>>

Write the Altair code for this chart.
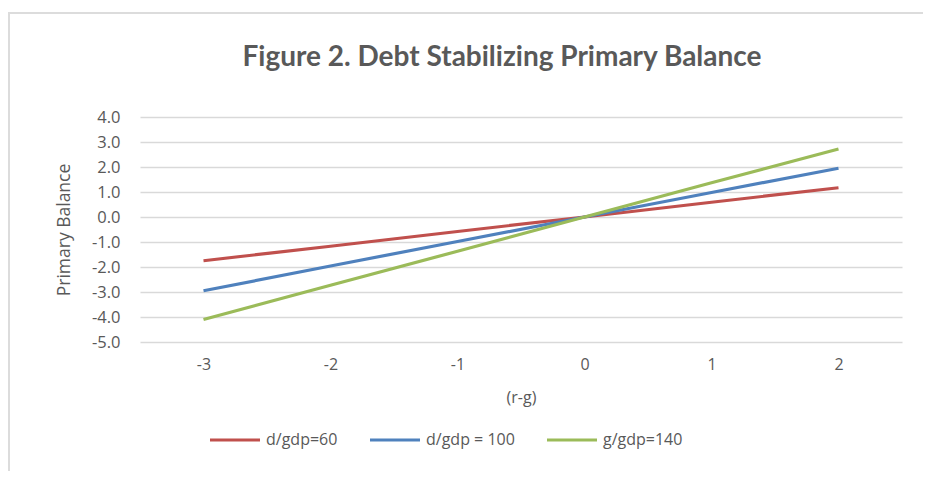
import altair as alt
import pandas as pd

# ---- data ----
rg = [-3, -2, -1, 0, 1, 2]
series = ["d/gdp=60", "d/gdp = 100", "g/gdp=140"]
pb_60 = [-1.75, -1.17, -0.58, 0.0, 0.59, 1.17]
pb_100 = [-2.95, -1.96, -0.98, 0.0, 0.98, 1.95]
pb_140 = [-4.10, -2.73, -1.37, 0.0, 1.37, 2.72]
colors = ["#C0504D", "#4F81BD", "#9BBB59"]
y_ticks = [-5, -4, -3, -2, -1, 0, 1, 2, 3, 4]
title_text = "Figure 2. Debt Stabilizing Primary Balance"

rows = []
for name, vals in zip(series, [pb_60, pb_100, pb_140]):
    for x, v in zip(rg, vals):
        rows.append({"rg": str(x), "pb": v, "series": name})
df = pd.DataFrame(rows)

FONT = "Open Sans"
GREY = "#595959"
W, H = 762, 225

lines = alt.Chart(df).mark_line(strokeWidth=3.2).encode(
    x=alt.X(
        "rg:O",
        sort=[str(x) for x in rg],
        title="(r-g)",
        axis=alt.Axis(
            labelAngle=0, labelPadding=14, ticks=False, domain=False, grid=False,
            labelFont=FONT, labelFontSize=16, labelColor=GREY,
            titleFont=FONT, titleFontSize=16, titleColor=GREY, titleFontWeight="normal",
            titleY=55, titleBaseline="middle",
        ),
    ),
    y=alt.Y(
        "pb:Q",
        scale=alt.Scale(domain=[-5, 4], nice=False, zero=False),
        title="Primary Balance",
        axis=alt.Axis(
            values=y_ticks, ticks=False, domain=False, grid=True,
            gridColor="#d9d9d9", gridWidth=1.5, labelPadding=20,
            labelExpr="datum.value < 0 ? '-' + format(-datum.value, '.1f') : format(datum.value, '.1f')",
            labelFont=FONT, labelFontSize=16.5, labelColor=GREY,
            titleFont=FONT, titleFontSize=17.5, titleColor=GREY, titleFontWeight="normal",
            titleX=-76, titleY=H / 2, titleBaseline="middle", titleAlign="center", titleAngle=-90,
        ),
    ),
    color=alt.Color(
        "series:N",
        scale=alt.Scale(domain=series, range=colors),
        legend=alt.Legend(
            title=None, orient="none", legendX=68, legendY=296, direction="horizontal",
            symbolType="stroke", symbolSize=2500, symbolStrokeWidth=3.2,
            labelFont=FONT, labelFontSize=16, labelColor=GREY,
            columnPadding=25, labelOffset=4,
        ),
    ),
)

one = alt.Data(values=[{"k": 1}])
top_line = alt.Chart(one).mark_rule(color="#dcdcdc", strokeWidth=2).encode(
    x=alt.value(-132), x2=alt.value(792), y=alt.value(-104)
)
left_line = alt.Chart(one).mark_rule(color="#dcdcdc", strokeWidth=2).encode(
    x=alt.value(-131), y=alt.value(-105), y2=alt.value(365)
)
title = alt.Chart(one).mark_text(
    text=title_text, font="Lato", fontSize=28, fontWeight="bold", color=GREY,
    align="center", baseline="alphabetic",
).encode(x=alt.value(362), y=alt.value(-51))

chart = alt.layer(top_line, left_line, title, lines).properties(
    width=W,
    height=H,
    autosize=alt.AutoSizeParams(type="none"),
    padding={"left": 132, "top": 109, "right": 21, "bottom": 129},
).configure_view(stroke=None)

chart.save("out.html", embed_options={"renderer": "svg", "actions": False})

<<

**What the task requires**
Return the material line for line, from its beginning to the line that contains "W, H = 762, 225", with the pictures left out.

**Written answer**
Write the Altair code for this chart.
import altair as alt
import pandas as pd

# ---- data ----
rg = [-3, -2, -1, 0, 1, 2]
series = ["d/gdp=60", "d/gdp = 100", "g/gdp=140"]
pb_60 = [-1.75, -1.17, -0.58, 0.0, 0.59, 1.17]
pb_100 = [-2.95, -1.96, -0.98, 0.0, 0.98, 1.95]
pb_140 = [-4.10, -2.73, -1.37, 0.0, 1.37, 2.72]
colors = ["#C0504D", "#4F81BD", "#9BBB59"]
y_ticks = [-5, -4, -3, -2, -1, 0, 1, 2, 3, 4]
title_text = "Figure 2. Debt Stabilizing Primary Balance"

rows = []
for name, vals in zip(series, [pb_60, pb_100, pb_140]):
    for x, v in zip(rg, vals):
        rows.append({"rg": str(x), "pb": v, "series": name})
df = pd.DataFrame(rows)

FONT = "Open Sans"
GREY = "#595959"
W, H = 762, 225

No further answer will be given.